Several years ago, after I fell asleep during the day — an occurrence as rare as a solar eclipse — and woke up confused, I asked my husband what time it was. “Saat chande?” I said in Farsi, a language of which he only understands a few words. He was baffled. Flustered, I repeated, “Saat chande?” In that confused moment between sleep and wakefulness, I resorted to the language that makes me feel safe, the one that has literally etched patterns in my brain.

My parents are both from an area in western Iran. People from that region of Lorestan Province speak a dialect. Some words and phrases are different from the equivalent in Farsi, at times funnier, sharper, tangier. I enjoy these words and associate them with laughter and the smell of tea, with summers at my grandmother’s house.

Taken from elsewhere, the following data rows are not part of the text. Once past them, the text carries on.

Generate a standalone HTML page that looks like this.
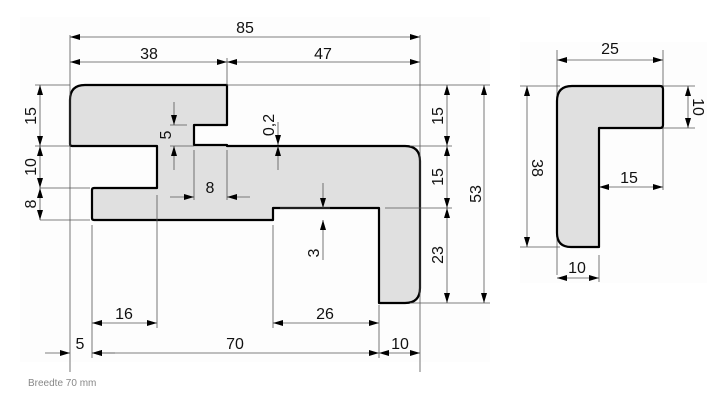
<!DOCTYPE html>
<html><head><meta charset="utf-8"><style>
html,body{margin:0;padding:0;background:#fff;width:725px;height:406px;overflow:hidden}
svg{display:block}
text{font-family:"Liberation Sans",sans-serif;font-size:16px;fill:#111}
</style></head><body>
<svg width="725" height="406" viewBox="0 0 725 406" xmlns="http://www.w3.org/2000/svg">
<defs>
<marker id="a" viewBox="0 0 10 6" refX="10" refY="3" markerWidth="10" markerHeight="6" markerUnits="userSpaceOnUse" orient="auto-start-reverse"><path d="M0,0L10,3L0,6z" fill="#000"/></marker>
</defs>
<rect x="20" y="17" width="470" height="345" fill="#fdfdfd"/>
<rect x="520" y="42" width="187" height="241" fill="#fdfdfd"/>

<path d="M85,85 H227 V125 H194 V145 H227 V146 H405 Q420,146 420,161 V288 Q420,303 405,303 H379 V208 H273 V220 H94 Q92,220 92,218 V190 Q92,188 94,188 H157 V146 H72 Q70,146 70,144 V100 Q70,85 85,85 Z" fill="#e0e0e0" stroke="#000" stroke-width="2.2" stroke-linejoin="round"/>

<g stroke="#555" stroke-width="0.8" fill="none">
<path d="M70,35V372M420,35V372M227,58V85M227,85H490M35,85H70M35,146H70M40,188H90M40,220H90M410,146H452M385,208H452M410,303H490"/>
<path d="M170,125H187M170,146H194M194,150V200M227,150V200M280,208H330M92,225V358M157,195V328M273,225V328M379,305V358"/>
<path d="M70,37H420" marker-start="url(#a)" marker-end="url(#a)"/>
<path d="M70,62H227" marker-start="url(#a)" marker-end="url(#a)"/>
<path d="M227,62H420" marker-start="url(#a)" marker-end="url(#a)"/>
<path d="M92,323H157" marker-start="url(#a)" marker-end="url(#a)"/>
<path d="M273,323H379" marker-start="url(#a)" marker-end="url(#a)"/>
<path d="M92,353H379" marker-start="url(#a)" marker-end="url(#a)"/>
<path d="M379,353H420" marker-start="url(#a)" marker-end="url(#a)"/>
<path d="M45,353H70" marker-end="url(#a)"/>
<path d="M115,353H92" marker-end="url(#a)"/>
<path d="M170,197H194" marker-end="url(#a)"/>
<path d="M250,197H227" marker-end="url(#a)"/>
<path d="M40,85V146" marker-start="url(#a)" marker-end="url(#a)"/>
<path d="M40,146V188" marker-start="url(#a)" marker-end="url(#a)"/>
<path d="M40,188V220" marker-start="url(#a)" marker-end="url(#a)"/>
<path d="M447,85V146" marker-start="url(#a)" marker-end="url(#a)"/>
<path d="M447,146V208" marker-start="url(#a)" marker-end="url(#a)"/>
<path d="M447,208V303" marker-start="url(#a)" marker-end="url(#a)"/>
<path d="M484,85V303" marker-start="url(#a)" marker-end="url(#a)"/>
<path d="M174,102V125" marker-end="url(#a)"/>
<path d="M174,170V146" marker-end="url(#a)"/>
<path d="M278,122V145" marker-end="url(#a)"/>
<path d="M278,170V146" marker-end="url(#a)"/>
<path d="M323,183V208" marker-end="url(#a)"/>
<path d="M323,260V220" marker-end="url(#a)"/>

<path d="M557,50V275M663,50V190M599,255V282M520,86H560M520,247H560M663,86H695M663,128H695"/>
<path d="M557,60H663" marker-start="url(#a)" marker-end="url(#a)"/>
<path d="M599,187H663" marker-start="url(#a)" marker-end="url(#a)"/>
<path d="M557,278H599" marker-start="url(#a)" marker-end="url(#a)"/>
<path d="M527,86V247" marker-start="url(#a)" marker-end="url(#a)"/>
<path d="M688,86V128" marker-start="url(#a)" marker-end="url(#a)"/>
</g>

<path d="M572,86 H660 Q663,86 663,89 V125 Q663,128 660,128 H599 V247 H571 Q557,247 557,233 V101 Q557,86 572,86 Z" fill="#e0e0e0" stroke="#000" stroke-width="2.2" stroke-linejoin="round"/>

<g text-anchor="middle">
<text x="245" y="33">85</text>
<text x="149" y="59">38</text>
<text x="323" y="59">47</text>
<text x="210" y="193">8</text>
<text x="124" y="319">16</text>
<text x="325" y="319">26</text>
<text x="80" y="349">5</text>
<text x="235" y="349">70</text>
<text x="400" y="349">10</text>
<text x="610" y="54">25</text>
<text x="629" y="183">15</text>
<text x="577" y="273">10</text>
<g transform="rotate(-90)">
<text x="-116" y="36">15</text>
<text x="-167" y="36">10</text>
<text x="-204" y="36">8</text>
<text x="-135" y="171">5</text>
<text x="-125" y="274">0,2</text>
<text x="-253" y="319">3</text>
<text x="-116" y="443">15</text>
<text x="-177" y="443">15</text>
<text x="-255" y="443">23</text>
<text x="-194" y="481">53</text>
</g>
<text transform="translate(532,168) rotate(90)">38</text>
<text transform="translate(693,107) rotate(90)">10</text>
</g>
<text x="28" y="386" style="font-size:10px;fill:#888">Breedte 70 mm</text>
</svg>
</body></html>
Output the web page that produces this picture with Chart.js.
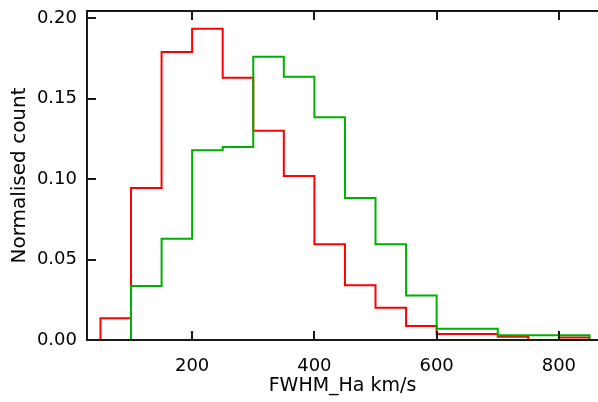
<!DOCTYPE html>
<html>
<head>
<meta charset="utf-8">
<script src="https://cdn.jsdelivr.net/npm/chart.js@4/dist/chart.umd.min.js"></script>
<style>
html,body{margin:0;padding:0;background:#fff;}
#c{display:block;}
</style>
</head>
<body>
<canvas id="c" width="598" height="402"></canvas>
<script>
// Histogram bin edges (FWHM_Ha km/s)
const binEdges = [50,100,150,200,250,300,350,400,450,500,550,600,650,700,750,800,850];
// Normalised counts per bin (null = no bin drawn)
const redCounts   = [0.0135,0.0945,0.179,0.1935,0.163,0.130,0.102,0.0595,0.034,0.020,0.0087,0.0037,0.0037,0.002,0.0,0.0015];
const greenCounts = [null,0.0336,0.063,0.118,0.120,0.176,0.1637,0.1385,0.0883,0.0595,0.0276,0.0070,0.0070,0.0029,0.0029,0.0029];
const xTickValues = [200,400,600,800];
const yTickValues = [0,0.05,0.10,0.15,0.20];
const xLabel = 'FWHM_Ha km/s';
const yLabel = 'Normalised count';

function stepPoints(edges, counts){
  const pts = [];
  let started = false, lastEdge = null;
  for (let i = 0; i < counts.length; i++){
    if (counts[i] === null) continue;
    if (!started){ pts.push({x: edges[i], y: 0}); started = true; }
    pts.push({x: edges[i+1], y: counts[i]});
    lastEdge = edges[i+1];
  }
  pts.push({x: lastEdge, y: 0});
  return pts;
}

const frameColor = '#1a1a1a';
const framePlugin = {
  id: 'frame',
  afterDatasetsDraw(chart){
    const {ctx, chartArea:a, scales:{x, y}} = chart;
    ctx.save();
    ctx.strokeStyle = frameColor;
    ctx.lineWidth = 2;
    ctx.beginPath();
    ctx.moveTo(a.left, a.top); ctx.lineTo(a.right, a.top);
    ctx.moveTo(a.left, a.top - 1); ctx.lineTo(a.left, a.bottom + 1);
    ctx.moveTo(a.left - 1, a.bottom); ctx.lineTo(a.right, a.bottom);
    ctx.stroke();
    const tl = 9;
    ctx.beginPath();
    yTickValues.forEach(v => {
      const py = Math.round(y.getPixelForValue(v));
      ctx.moveTo(a.left, py); ctx.lineTo(a.left + tl, py);
    });
    xTickValues.forEach(v => {
      const px = Math.round(x.getPixelForValue(v));
      ctx.moveTo(px, a.bottom); ctx.lineTo(px, a.bottom - tl);
      ctx.moveTo(px, a.top); ctx.lineTo(px, a.top + tl);
    });
    ctx.stroke();
    ctx.restore();
  }
};

const fontFam = '"DejaVu Sans", sans-serif';
new Chart(document.getElementById('c'), {
  type: 'line',
  data: {
    datasets: [
      { label: 'green', data: stepPoints(binEdges, greenCounts), borderColor: '#00b000', borderWidth: 2, stepped: 'after', pointRadius: 0, fill: false },
      { label: 'red', data: stepPoints(binEdges, redCounts), borderColor: '#ff0000', borderWidth: 2, stepped: 'after', pointRadius: 0, fill: false }
    ]
  },
  options: {
    responsive: false,
    animation: false,
    devicePixelRatio: 1,
    layout: { padding: { top: 11, right: 0, left: 0, bottom: 0 } },
    plugins: { legend: { display: false }, tooltip: { enabled: false } },
    scales: {
      x: {
        type: 'linear', min: 28, max: 864,
        afterFit(s){ s.height = 62; s.paddingLeft = 0; s.paddingRight = 0; },
        afterBuildTicks(s){ s.ticks = xTickValues.map(v => ({value: v})); },
        grid: { display: false, drawTicks: false },
        border: { display: false },
        ticks: { padding: 16, color: '#000', font: { family: fontFam, size: 18 }, callback: v => String(v), maxRotation: 0 },
        title: { display: true, text: xLabel, color: '#000', font: { family: fontFam, size: 19 }, padding: { top: 0, bottom: 5 } }
      },
      y: {
        type: 'linear', min: 0, max: 0.2045,
        afterFit(s){ s.width = 87; s.paddingTop = 0; s.paddingBottom = 0; },
        afterBuildTicks(s){ s.ticks = yTickValues.map(v => ({value: v})); },
        grid: { display: false, drawTicks: false },
        border: { display: false },
        ticks: { padding: 10, color: '#000', font: { family: fontFam, size: 18 }, callback: v => v.toFixed(2) },
        title: { display: true, text: yLabel, color: '#000', font: { family: fontFam, size: 20 }, padding: { top: 8, bottom: 0 } }
      }
    }
  },
  plugins: [framePlugin]
});
</script>
</body>
</html>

Because I left Iran before I was 10, I forget that not all Iranians know those words. At times, I use them with Iranian friends here in New York. I’ve said the word “gamelas” to signify a lazy or incompetent person — but I can’t translate it. It’s more than just lazy; it’s a feeling, really, weighed by cultural context. I start laughing because it’s a funny word. But my friends look at me with inquisitive eyes, waiting for a translation of what to me is our mother tongue. But it’s not. It’s my mother tongue, concentric circles of English, Farsi and a Borujerdi dialect of Luri (in which I’m not even close to fluent) that center in to some unique amalgamation of all those things, the language of my family, population five. Now four. A language that will go extinct.

That’s the thing with languages. Though we can give each a name, no two people really speak the same one. But in a quest to feel understood, we hold on to what we presume is a common one like a life raft in a sea of expressions, often orphaning old words and sayings to make room for new ones. And as the old float farther out, they become as unfamiliar and foreign to us as Tehran is to me now. They are our “ghorbooni,” the victims of the sacrifice, what we give up in order to be recognized, to expand. As if I had to give up Farsi to gain all this English.

But though the words might disappear, or occupy a smaller parcel of our minds, they continue to lurk in our unconscious brain, and the feelings, well, “gamelas,” will always make me laugh, even if I don’t quite remember why.